Doch was breche ich in solche Klagen aus? Es bleibt mir ja der, der alle rettet, der Beschützer und Arzt für alle, mögen sie nun halbtot oder ausgeraubt sein, das (göttliche) Wort, das über allen Menschen ununterbrochen wacht. Es bleiben mir auch die Keime, sowohl die, die in mir ruhten und die du in mir entwickelt hast, als auch die, die ich von dir empfangen habe, deine vortrefflichen Lehren. Mit ihnen als Begleitern mache ich mich auf den Weg, weinend1 zwar wie einer, der sich auf die Reise begibt, aber immerhin diese Keime mit mir fortnehmend. Vielleicht bringt mich der Schutzgeist, der über mich wacht, wohlbehalten ans Ziel; vielleicht aber kehre ich wieder zu dir zurück und bringe von den Keimen auch die Früchte und Garben mit, zwar nicht in vollkommener Reife, (denn wie wäre das möglich?) aber doch so weit, als es mir neben meinen amtlichen Geschäften möglich ist. Freilich werden sie schadhaft sein infolge meiner Veranlagung, die unfruchtbar ist oder gewissermaßen Mißwachs erzeugt, aber nicht von meiner Seite noch mehr geschädigt werden soll, vorausgesetzt, daß es Gott so gefällt.

Ich nun will damit meine Rede schließen. Es war zwar kühn, daß sie in Gegenwart eines Mannes erging, vor dem es am allerwenigsten angezeigt gewesen wäre, sie war aber vom besten Willen beseelt und hat, wie ich glaube, meinem Danke einigen Ausdruck verliehen nach Maßgabe meiner Kräfte, und habe ich darin auch nichts den Anforderungen Entsprechendes vorgebracht, so habe ich doch nicht völlig geschwiegen. Ja sie war auch noch mit Tränen verbunden, wie es beim Abschied von lieben Freunden zu sein pflegt, ob kindisch und nicht frei von Schmeichelei, von Unbeholfenheit und Schwulst, das weiß ich nicht; aber nichtsdestoweniger trägt sie auch den Charakter des Ungekünstelten an sich, so viel weiß ich gewiß, und durchweg den Stempel der Wahrheit in unverdorbener Gesinnung und aufrichtiger, rückhaltsloser Ergebenheit.

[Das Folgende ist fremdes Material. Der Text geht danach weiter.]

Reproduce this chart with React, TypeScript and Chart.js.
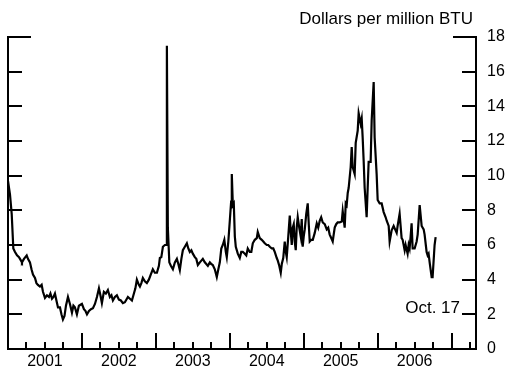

Du aber, teures Haupt, erhebe dich und entlasse mich nunmehr mit deinen Segenswünschen! Du hast mich, so lange ich hier verweilte, vom Untergang errettet durch deinen Unterricht in den heiligen Wissenschaften. Rette mich auch durch deine Gebete, wenn ich in die Fremde gezogen bin! Und nun übergib und überlasse mich fremden Händen, oder vielmehr übergib mich Gott, der mich zu dir hingeführt hat! Danke ihm für all das Gute, das er in der Vergangenheit für mich getan hat, flehe zu ihm, daß er mich auch in Zukunft an seiner Hand führen, daß er mir in allem beistehen, meinem Geiste seine Gebote in Erinnerung bringen und mir seine göttliche Furcht einflößen möge, die mir die beste Erzieherin sein wird! Denn wenn ich einmal von hier fort bin, werde ich ihm nicht mehr mit der nämlichen Freiheit gehorchen, die ich unter deinen Augen besaß. Flehe für mich, daß ich von ihm auch einigen Trost erlangen möge für die Entbehrung deiner Gegenwart, daß er mir einen guten Führer mit auf den Weg geben möge, einen Engel als Gefährten meiner Reise! Bete endlich auch, daß er mich zur Umkehr bestimme und abermals zu dir zurückführe; ja das allein wird mir den allergrößten Trost bereiten!